Even in the 1870′s, the Greenbriar White Sulphur Springs was the grandest of all the Virginia Springs hotels. The central hotel was “a remarkable structure, resembling the Krushal at the German baths rather than the vast palaces…of Saratoga.” It was “amply provided with verandas, with a huge ballroom and a colossal reception parlor.” Between the two was a “dining room three hundred feet long, in which twelve hundred guests may at once be seated.” The cottages were arranged along paths marked “Alabama, Louisiana, Paradise, Baltimore, Virginia, Georgia, Wolf, and Bachelor.” During “the early morning the parlor was filled with ladies who make their engagements for the day, and with the customary rows of invalids who chat cheerily.” But not one-tenth of those at such spas were there for the health-giving baths. Creative use of leisure time was spent making contracts and matches, which was the business of most.
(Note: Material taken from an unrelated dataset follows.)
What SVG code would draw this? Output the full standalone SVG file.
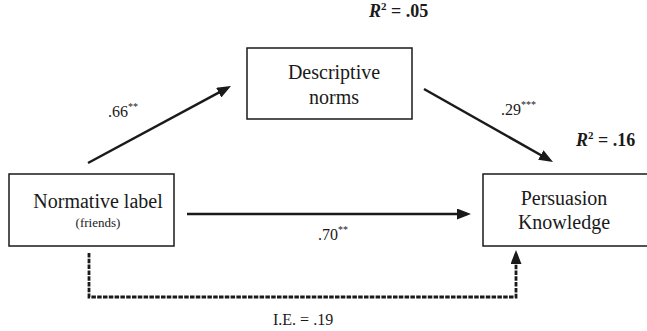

After the dinner hour, “the crowd separates into small parties, who linger on the verandas, or under the oaks, or along the shaded paths…where hundreds of hearts have been broken.”

~ Richard B. Drake, in his book A History of Appalachia, quoting the 1870s journalist Edward King.

The Romantic in me gobbles this up like a hound dog, but have you ever seen a hound dog eat? Not romantic.